Do We Need Bare Metal Servers in Public and Private Clouds?

Whenever I was comparing VMware NSX and Cisco ACI a few years ago (in late 2010s in case you’re reading this in a far-away future), someone would inevitably ask “and how would you connect a bare metal server to a VMware NSX environment?

While NSX-T has that capability since release 2.5 (more about that in a later blog post), let’s start with the big question: why would you need to?

Hardware-assisted server virtualization came a very long way since the early days of VMware ESX, and paravirtualization significantly reduced the impact of virtualization on I/O operations – the last figures I’ve seen claimed that virtualization tax (performance drop when running on a hypervisor) dropped to a few percent. Combine that with the increased flexibility server virtualization gives you like on-the-fly ability to increase resources available to a VM, or migrate a running instance to another physical server, and one has to wonder why we’re still so obsessed with owning or renting physical servers.

One of my public cloud provider customers told me years ago that they decided to run a single VM on a dedicated hypervisor host whenever their tenants would ask for a bare metal server. The ability to add RAM or CPU cores, or to migrate the tenant VM to another physical server for maintenance or upgrade reasons was way more valuable than virtualization-related loss of performance.

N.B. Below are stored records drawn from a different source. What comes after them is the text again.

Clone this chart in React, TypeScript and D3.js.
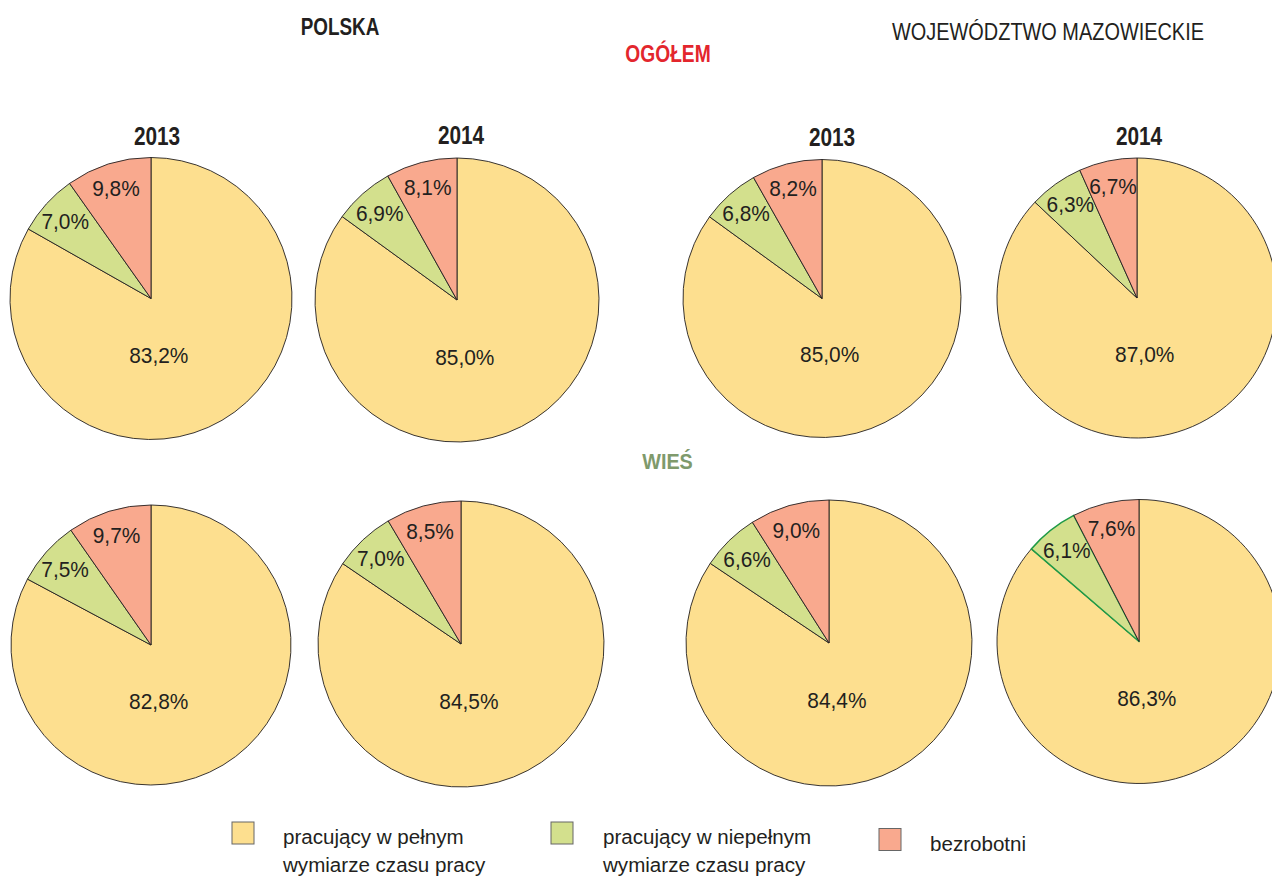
import React from "react";
import * as d3 from "d3";

// ---- data ----
const regions = ["POLSKA", "WOJEWÓDZTWO MAZOWIECKIE"];
const groups = ["OGÓŁEM", "WIEŚ"];
const years = ["2013", "2014", "2013", "2014"];
const categories = [
  "pracujący w pełnym wymiarze czasu pracy",
  "pracujący w niepełnym wymiarze czasu pracy",
  "bezrobotni",
];
const legendLines = [
  ["pracujący w pełnym", "wymiarze czasu pracy"],
  ["pracujący w niepełnym", "wymiarze czasu pracy"],
  ["bezrobotni"],
];
// pie order: OGÓŁEM (Polska 2013, 2014, Mazowieckie 2013, 2014), then WIEŚ (same order)
const fullTime = [83.2, 85.0, 85.0, 87.0, 82.8, 84.5, 84.4, 86.3];
const partTime = [7.0, 6.9, 6.8, 6.3, 7.5, 7.0, 6.6, 6.1];
const unemployed = [9.8, 8.1, 8.2, 6.7, 9.7, 8.5, 9.0, 7.6];

// ---- styles / layout ----
const W = 1272;
const H = 877;
const COLORS = ["#FDDF8F", "#D3E08D", "#F9A98E"];
const INK = "#231F20";
const FONT = "'Liberation Sans', Arial, sans-serif";
const pieLayout = [
  { cx: 151, cy: 298.5, r: 141 },
  { cx: 457, cy: 300, r: 142 },
  { cx: 822, cy: 298.5, r: 139 },
  { cx: 1137, cy: 298, r: 140 },
  { cx: 151, cy: 645, r: 140 },
  { cx: 461, cy: 644, r: 143 },
  { cx: 829, cy: 643, r: 143 },
  { cx: 1139, cy: 641.5, r: 142 },
];
const yearPos = [
  { x: 157, y: 145 },
  { x: 461, y: 144 },
  { x: 832, y: 146 },
  { x: 1139, y: 145 },
];
const outlined = { pie: 7, slice: 1, color: "#1F9A46" };
const legendPos = [
  { sx: 232, sy: 822, tx: 283, ty: 844 },
  { sx: 551, sy: 822, tx: 603, ty: 844 },
  { sx: 879, sy: 828.5, tx: 930, ty: 851 },
];

const fmt = (v: number) => v.toFixed(1).replace(".", ",") + "%";

type TProps = {
  x: number;
  y: number;
  sx?: number;
  size: number;
  bold?: boolean;
  fill?: string;
  anchor?: "start" | "middle" | "end";
  dy?: string;
  children: React.ReactNode;
};

function T({ x, y, sx = 1, size, bold, fill = INK, anchor = "middle", dy, children }: TProps) {
  return (
    <text
      transform={`translate(${x},${y}) scale(${sx},1)`}
      textAnchor={anchor}
      fontSize={size}
      fontWeight={bold ? "bold" : "normal"}
      fill={fill}
      dy={dy}
    >
      {children}
    </text>
  );
}

export default function App() {
  const pie = d3
    .pie<number>()
    .sort(null)
    .value((d) => d)
    .startAngle(0)
    .endAngle(2 * Math.PI);

  const pies = fullTime.map((f, i) => [f, partTime[i], unemployed[i]]);

  return (
    <svg
      width={W}
      height={H}
      viewBox={`0 0 ${W} ${H}`}
      style={{ position: "absolute", left: 0, top: 0, display: "block", background: "#fff" }}
      fontFamily={FONT}
    >
      {/* headers */}
      <T x={340} y={35} sx={0.77} size={24.5} bold>
        {regions[0]}
      </T>
      <T x={1048} y={40} sx={0.83} size={24}>
        {regions[1]}
      </T>
      <T x={668} y={61.5} sx={0.8} size={24} bold fill="#E3262D">
        {groups[0]}
      </T>
      <T x={667.5} y={468.5} sx={0.9} size={22} bold fill="#7F9A6C">
        {groups[1]}
      </T>
      {years.map((y, i) => (
        <T key={"y" + i} x={yearPos[i].x} y={yearPos[i].y} sx={0.8} size={26} bold>
          {y}
        </T>
      ))}

      {/* pies */}
      {pies.map((vals, i) => {
        const { cx, cy, r } = pieLayout[i];
        const arcs = pie(vals);
        const arc = d3.arc<d3.PieArcDatum<number>>().innerRadius(0).outerRadius(r);
        const labelArc = d3
          .arc<d3.PieArcDatum<number>>()
          .innerRadius(r * 0.82)
          .outerRadius(r * 0.82);
        return (
          <g key={"p" + i} transform={`translate(${cx},${cy})`}>
            {arcs.map((a, j) => {
              const isOutlined = outlined.pie === i && outlined.slice === j;
              return (
                <path
                  key={j}
                  d={arc(a) || ""}
                  fill={COLORS[j]}
                  stroke={isOutlined ? outlined.color : INK}
                  strokeWidth={isOutlined ? 1.6 : 0.9}
                  strokeLinejoin="round"
                />
              );
            })}
            {arcs.map((a, j) => {
              let x: number, y: number;
              if (j === 0) {
                x = r * 0.055;
                y = r * 0.4;
              } else {
                [x, y] = labelArc.centroid(a);
              }
              return (
                <T key={"t" + j} x={x} y={y} dy="0.36em" sx={0.95} size={22}>
                  {fmt(a.data)}
                </T>
              );
            })}
          </g>
        );
      })}

      {/* legend */}
      {categories.map((c, i) => (
        <g key={"l" + i}>
          <title>{c}</title>
          <rect
            x={legendPos[i].sx}
            y={legendPos[i].sy}
            width={22}
            height={22}
            fill={COLORS[i]}
            stroke="#666"
            strokeWidth={1}
          />
          {legendLines[i].map((ln, k) => (
            <T
              key={k}
              x={legendPos[i].tx}
              y={legendPos[i].ty + k * 27.5}
              size={21}
              sx={0.98}
              anchor="start"
            >
              {ln}
            </T>
          ))}
        </g>
      ))}
    </svg>
  );
}
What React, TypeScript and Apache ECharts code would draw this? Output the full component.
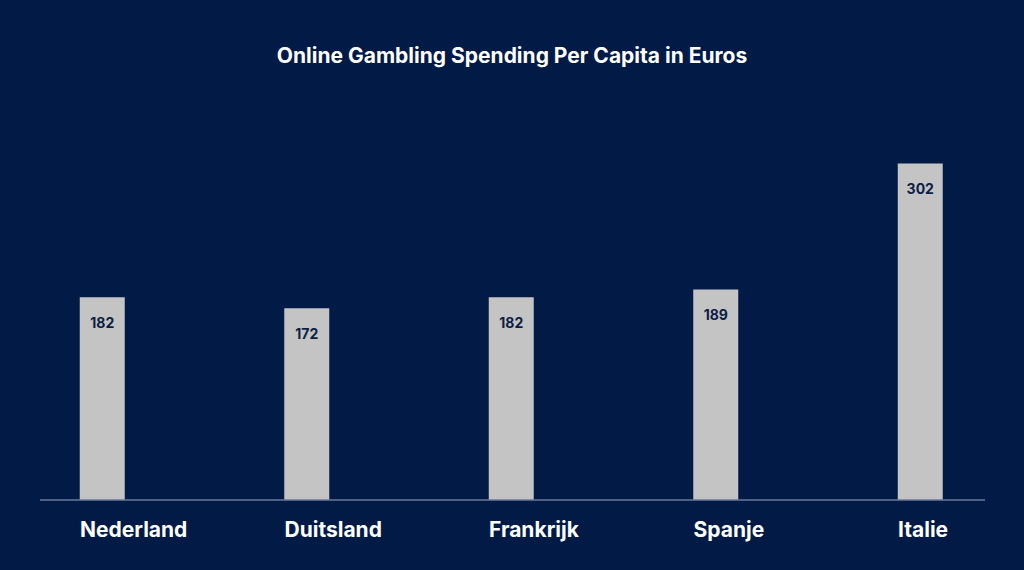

I could find just a few reasons that could justify bare metal servers:

  • Licensing limitations - if you’re forced to deal with a software company that wants to charge you for any CPU socket their software could potentially run on till the heat death of the universe, you better get rid of that software, or run it in a way where even their lawyers couldn’t dream up a reason to charge you more.
  • Nested virtualization - You want to run your own hypervisor, and need some functionality that cannot be provided with hardware-assisted virtualization… or you want to run nested virtualization yourself (hint: hardware is usually not able to implement turtles-all-the-way-down designs).
  • Very high I/O performance - While I haven’t heard anyone complaining (too much) about the impact of virtualization on CPU performance (assuming a single-VM environment with no noisy neighbors and a CPU core dedicated to the hypervisor), software implementation of I/O operations could pose an interesting challenge. For example, no-one sane would run High-Frequency Trading applications on top of virtual switches.
  • Security - Hypervisor exploits remain a recurring nightmare of some security practitioners… although the impacts of those hypothetical exploits are greatly reduced if you’re running a single VM on a hypervisor host.
  • Mindset - There’s nothing better than the warm and fuzzy feeling of having your own server… even if it’s just one of many sitting in a data center at an undisclosed location.
  • Marketing - Your architecture (or a kludge implemented for some other customer) supports bare metal servers… and of course you start seeing them everywhere.

Have I missed anything? Please write a comment…

3 comments:

  1. I think another use case for a bare metal server would be to host some proprietary ivr system with a very old isa or pci card with some sort of onboard dsp. I find that even if you do pci passthru within vmware you lose a lot of features on that vm... like vmotion and resource ballooning.

    Mario

  2. It's questionable whether it makes sense to mention "cloud" and "old ISA/PCI card" in the same sentence. Architecting a "bare-metal cloud instance support" around such a use case might be a marketing nirvana, but also technological stupidity.

    I would keep that system in an isolated corner (quarantine seems to be a popular word these days) and connect it to my cloud via a L3 or (worst case) L2 gateway.

  3. HFT space uses baremetal kernel bypass etc.

    Also scientific research community.